By Lea Johnson
21st Space Wing Public Affairs staff writer
PETERSON AIR FORCE BASE, Colo — An evening thunderstorm didn’t stop nearly 1,500 families from gathering at the R.P. Lee Youth Center April 11 to celebrate the Month of the Military Child.
April was designated as the Month of the Military Child in 1986 by former Secretary of Defense Casper Weinberg, four years before the Persian Gulf War.
In 1991 the Boys and Girls Clubs of America wanted to help the children of military service members who had been deployed during the war, said Dorothy Choate, Airman and Family Services flight chief.
The Boys and Girls Clubs of America reached out to the Department of Defense and in 1995, they partnered with the Air Force Youth Programs. “The Boys and Girls Clubs of America believes, like us, that military children are special. They’re facing things in this world that a typical child does not have to face,” Choate said. “Through that partnership we’ve standardized our programs throughout the Air Force to focus on the needs of our youth.”
The DOD estimates that today there are nearly 15 million Americans who are children of current or former military members. Many of today’s military children know nothing but a time of war, Choate said.
Master Sgt. Stacy Oliver, 21st Space Wing Inspector General manpower and personnel inspections manager, has been in the Air Force for 18 years. Her six-year-old daughter knows nothing but military life. “Unfortunately, people don’t realize how much kids suffer, especially when they have a parent deployed or (on a temporary duty assignment),” Oliver said.
Children aren’t asked to join the military, Choate said, it’s a sacrifice that’s forced upon them and it’s important to acknowledge their sacrifices as well.
“It’s our responsibility to recognize the quality of our family members. This month allows us to recognize these children for their strength, their character, their perseverance,” said Col. Jeffrey Flewelling, 21st Space Wing vice commander.
The celebration kicked off March 30 with the reading of the Month of the Military Child Proclamation at the Child Development Center, Choate said, and the CDC and youth center are hosting other activities for children through the month.
But the main event, of course, was the carnival and toy give away.
As families entered the carnival, children were handed color-coded tickets depending on their age. Throughout the evening, 3,500 toys, donated by the Toy Industry Foundation, were passed out to children ages zero to 12.

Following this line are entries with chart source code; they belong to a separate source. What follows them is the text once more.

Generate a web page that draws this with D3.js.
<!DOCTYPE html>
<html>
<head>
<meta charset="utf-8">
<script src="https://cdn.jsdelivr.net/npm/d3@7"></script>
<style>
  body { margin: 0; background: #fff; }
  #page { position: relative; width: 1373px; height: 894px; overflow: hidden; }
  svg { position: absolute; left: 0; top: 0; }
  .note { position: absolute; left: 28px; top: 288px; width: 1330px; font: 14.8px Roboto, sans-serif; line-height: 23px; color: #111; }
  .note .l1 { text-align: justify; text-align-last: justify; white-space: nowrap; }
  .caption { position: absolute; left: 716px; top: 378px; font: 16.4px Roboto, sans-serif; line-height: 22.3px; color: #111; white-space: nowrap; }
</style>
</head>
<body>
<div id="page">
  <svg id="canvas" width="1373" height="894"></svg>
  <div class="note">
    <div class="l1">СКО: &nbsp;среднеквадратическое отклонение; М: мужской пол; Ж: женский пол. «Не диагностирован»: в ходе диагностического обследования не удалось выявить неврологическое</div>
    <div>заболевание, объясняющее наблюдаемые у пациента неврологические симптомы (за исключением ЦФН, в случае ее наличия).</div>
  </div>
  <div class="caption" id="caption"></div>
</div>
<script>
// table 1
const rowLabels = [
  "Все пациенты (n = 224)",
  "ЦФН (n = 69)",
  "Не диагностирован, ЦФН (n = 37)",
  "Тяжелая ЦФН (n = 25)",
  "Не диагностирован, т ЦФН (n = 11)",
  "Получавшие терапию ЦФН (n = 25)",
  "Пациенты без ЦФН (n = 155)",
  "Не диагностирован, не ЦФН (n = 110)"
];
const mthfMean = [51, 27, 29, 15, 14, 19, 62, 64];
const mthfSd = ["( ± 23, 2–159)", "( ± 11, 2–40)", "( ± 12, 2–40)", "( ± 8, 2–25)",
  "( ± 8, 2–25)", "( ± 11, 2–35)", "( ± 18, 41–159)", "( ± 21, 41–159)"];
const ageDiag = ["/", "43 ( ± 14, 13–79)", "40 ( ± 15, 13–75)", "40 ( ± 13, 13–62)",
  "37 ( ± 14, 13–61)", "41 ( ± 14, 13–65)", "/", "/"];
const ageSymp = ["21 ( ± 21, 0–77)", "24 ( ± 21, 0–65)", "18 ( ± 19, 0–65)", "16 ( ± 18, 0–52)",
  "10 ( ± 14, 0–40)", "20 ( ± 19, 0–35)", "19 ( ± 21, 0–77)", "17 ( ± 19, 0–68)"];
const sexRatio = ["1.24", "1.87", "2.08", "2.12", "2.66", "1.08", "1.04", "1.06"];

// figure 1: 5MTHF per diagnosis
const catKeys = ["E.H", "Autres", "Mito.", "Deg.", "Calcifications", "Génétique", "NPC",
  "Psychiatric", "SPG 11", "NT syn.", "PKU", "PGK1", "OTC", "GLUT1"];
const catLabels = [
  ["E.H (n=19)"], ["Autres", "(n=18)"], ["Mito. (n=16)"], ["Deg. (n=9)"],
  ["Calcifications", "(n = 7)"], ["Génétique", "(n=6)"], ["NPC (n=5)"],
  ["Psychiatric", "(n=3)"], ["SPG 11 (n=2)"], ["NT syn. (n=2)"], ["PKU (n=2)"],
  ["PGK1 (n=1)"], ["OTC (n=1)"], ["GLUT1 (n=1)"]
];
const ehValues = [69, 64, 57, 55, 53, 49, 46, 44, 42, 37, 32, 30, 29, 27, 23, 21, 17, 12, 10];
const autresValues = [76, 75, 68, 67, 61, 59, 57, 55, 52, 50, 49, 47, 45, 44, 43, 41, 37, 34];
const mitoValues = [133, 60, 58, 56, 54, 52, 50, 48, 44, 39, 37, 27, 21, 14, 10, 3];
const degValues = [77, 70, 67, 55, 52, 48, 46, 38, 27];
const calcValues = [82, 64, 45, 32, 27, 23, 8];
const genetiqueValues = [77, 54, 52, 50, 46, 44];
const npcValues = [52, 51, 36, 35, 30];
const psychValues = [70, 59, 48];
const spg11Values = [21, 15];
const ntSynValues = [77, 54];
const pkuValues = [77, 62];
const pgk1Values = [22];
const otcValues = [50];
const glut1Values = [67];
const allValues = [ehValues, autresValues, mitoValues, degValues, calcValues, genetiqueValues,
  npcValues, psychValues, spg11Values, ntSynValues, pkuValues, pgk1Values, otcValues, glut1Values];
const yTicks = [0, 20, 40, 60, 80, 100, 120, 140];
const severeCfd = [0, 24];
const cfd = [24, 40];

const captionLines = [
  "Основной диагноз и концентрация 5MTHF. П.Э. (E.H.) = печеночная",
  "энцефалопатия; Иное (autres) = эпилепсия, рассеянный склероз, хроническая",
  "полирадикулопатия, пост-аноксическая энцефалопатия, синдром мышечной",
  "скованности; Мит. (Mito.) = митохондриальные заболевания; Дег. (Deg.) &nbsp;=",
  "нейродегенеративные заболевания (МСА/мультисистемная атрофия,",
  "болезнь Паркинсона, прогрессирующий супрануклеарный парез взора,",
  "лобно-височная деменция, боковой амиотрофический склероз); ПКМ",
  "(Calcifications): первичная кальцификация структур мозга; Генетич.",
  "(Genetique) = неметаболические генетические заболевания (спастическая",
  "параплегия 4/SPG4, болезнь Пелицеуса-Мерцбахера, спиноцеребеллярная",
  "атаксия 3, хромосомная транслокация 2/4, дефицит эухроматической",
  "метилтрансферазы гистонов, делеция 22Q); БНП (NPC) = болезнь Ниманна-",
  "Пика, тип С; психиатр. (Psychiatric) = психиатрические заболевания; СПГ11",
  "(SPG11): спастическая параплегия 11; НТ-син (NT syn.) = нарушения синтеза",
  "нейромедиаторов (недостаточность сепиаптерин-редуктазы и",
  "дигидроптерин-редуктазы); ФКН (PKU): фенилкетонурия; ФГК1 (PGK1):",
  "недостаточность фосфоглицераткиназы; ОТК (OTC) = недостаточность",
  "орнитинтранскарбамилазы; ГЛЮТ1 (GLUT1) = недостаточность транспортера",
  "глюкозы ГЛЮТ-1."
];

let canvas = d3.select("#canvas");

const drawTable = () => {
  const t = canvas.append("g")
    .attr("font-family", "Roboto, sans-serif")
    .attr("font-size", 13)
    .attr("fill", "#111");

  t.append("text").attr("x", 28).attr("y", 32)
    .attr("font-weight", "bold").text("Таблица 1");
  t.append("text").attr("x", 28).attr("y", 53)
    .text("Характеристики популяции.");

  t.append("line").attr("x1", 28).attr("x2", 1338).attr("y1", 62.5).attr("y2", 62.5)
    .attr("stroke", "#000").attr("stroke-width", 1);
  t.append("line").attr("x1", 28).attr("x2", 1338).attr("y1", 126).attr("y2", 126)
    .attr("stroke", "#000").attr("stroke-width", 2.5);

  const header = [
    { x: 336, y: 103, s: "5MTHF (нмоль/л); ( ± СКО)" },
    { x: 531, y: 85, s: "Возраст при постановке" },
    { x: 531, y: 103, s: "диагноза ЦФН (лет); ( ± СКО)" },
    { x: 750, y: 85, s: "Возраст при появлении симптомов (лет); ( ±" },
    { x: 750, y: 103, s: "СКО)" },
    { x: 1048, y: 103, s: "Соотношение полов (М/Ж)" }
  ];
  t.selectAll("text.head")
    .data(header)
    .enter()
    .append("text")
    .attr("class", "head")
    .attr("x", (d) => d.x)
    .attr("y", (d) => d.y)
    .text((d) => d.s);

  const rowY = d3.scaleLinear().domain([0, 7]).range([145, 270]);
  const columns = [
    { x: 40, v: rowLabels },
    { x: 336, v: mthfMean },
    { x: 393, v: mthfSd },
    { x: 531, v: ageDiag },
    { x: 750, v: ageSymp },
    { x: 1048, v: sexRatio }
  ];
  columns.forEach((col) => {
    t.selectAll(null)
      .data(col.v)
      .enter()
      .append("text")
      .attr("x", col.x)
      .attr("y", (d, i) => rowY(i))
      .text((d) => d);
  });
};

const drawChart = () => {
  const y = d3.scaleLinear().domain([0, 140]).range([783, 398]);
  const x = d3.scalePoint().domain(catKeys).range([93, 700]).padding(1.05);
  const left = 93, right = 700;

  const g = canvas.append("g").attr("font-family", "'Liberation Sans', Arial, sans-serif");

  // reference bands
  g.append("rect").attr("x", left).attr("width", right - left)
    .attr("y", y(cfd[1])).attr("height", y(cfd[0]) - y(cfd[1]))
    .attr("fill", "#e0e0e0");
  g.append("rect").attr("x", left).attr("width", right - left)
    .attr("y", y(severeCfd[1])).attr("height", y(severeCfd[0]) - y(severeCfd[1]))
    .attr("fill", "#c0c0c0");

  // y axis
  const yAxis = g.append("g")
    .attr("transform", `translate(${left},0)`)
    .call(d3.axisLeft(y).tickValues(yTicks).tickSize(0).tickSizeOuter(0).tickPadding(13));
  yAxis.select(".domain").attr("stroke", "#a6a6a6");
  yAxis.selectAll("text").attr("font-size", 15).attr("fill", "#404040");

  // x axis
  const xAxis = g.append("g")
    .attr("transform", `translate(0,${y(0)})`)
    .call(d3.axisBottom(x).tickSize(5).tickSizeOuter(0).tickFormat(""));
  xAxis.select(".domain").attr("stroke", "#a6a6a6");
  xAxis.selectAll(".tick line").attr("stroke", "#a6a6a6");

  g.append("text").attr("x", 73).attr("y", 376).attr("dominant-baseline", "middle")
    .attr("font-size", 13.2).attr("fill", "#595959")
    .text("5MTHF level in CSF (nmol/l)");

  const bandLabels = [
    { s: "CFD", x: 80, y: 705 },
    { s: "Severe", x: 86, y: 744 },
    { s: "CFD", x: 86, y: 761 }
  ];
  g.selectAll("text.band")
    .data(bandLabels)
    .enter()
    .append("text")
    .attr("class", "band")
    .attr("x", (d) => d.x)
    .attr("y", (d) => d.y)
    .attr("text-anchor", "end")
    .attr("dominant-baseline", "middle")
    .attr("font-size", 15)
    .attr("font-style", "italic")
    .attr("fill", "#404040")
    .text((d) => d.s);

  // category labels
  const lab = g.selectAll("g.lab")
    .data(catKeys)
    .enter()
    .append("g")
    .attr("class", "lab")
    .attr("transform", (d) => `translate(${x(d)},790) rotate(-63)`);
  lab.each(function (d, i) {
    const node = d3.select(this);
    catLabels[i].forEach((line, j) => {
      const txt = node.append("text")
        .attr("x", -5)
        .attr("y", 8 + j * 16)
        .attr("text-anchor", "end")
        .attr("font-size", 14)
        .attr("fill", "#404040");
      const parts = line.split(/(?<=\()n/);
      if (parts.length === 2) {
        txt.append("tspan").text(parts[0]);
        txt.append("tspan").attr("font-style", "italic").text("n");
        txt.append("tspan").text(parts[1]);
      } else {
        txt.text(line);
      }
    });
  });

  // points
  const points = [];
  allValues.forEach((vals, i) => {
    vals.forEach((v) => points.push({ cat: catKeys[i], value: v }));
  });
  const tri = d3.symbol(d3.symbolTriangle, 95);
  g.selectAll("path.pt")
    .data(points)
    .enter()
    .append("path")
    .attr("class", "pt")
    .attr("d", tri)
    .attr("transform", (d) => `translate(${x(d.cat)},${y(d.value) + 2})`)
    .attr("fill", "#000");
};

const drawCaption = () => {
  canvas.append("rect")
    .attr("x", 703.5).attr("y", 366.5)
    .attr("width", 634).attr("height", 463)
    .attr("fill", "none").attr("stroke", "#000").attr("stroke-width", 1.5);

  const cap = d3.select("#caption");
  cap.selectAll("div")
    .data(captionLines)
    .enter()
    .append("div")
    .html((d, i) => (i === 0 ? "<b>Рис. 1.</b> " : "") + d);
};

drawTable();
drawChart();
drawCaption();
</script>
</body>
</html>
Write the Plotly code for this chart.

Peterson Air Force Base is one of 29 bases that have been selected since 2010 to host a toy give away.
A hotdog dinner and snacks, bounce houses, games, and face painting were provided by Sam’s Club, Ent Federal Credit Union, Sprint, USAA, and the University of Phoenix.
A late afternoon thunderstorm moved the bounce houses and games, which were supposed to take place at the parade grounds, into the youth center, but the rain didn’t dampen anyone’s spirits.
“It was like Christmas time,” Oliver said. “It was an awesome event and I think everyone really appreciated it.”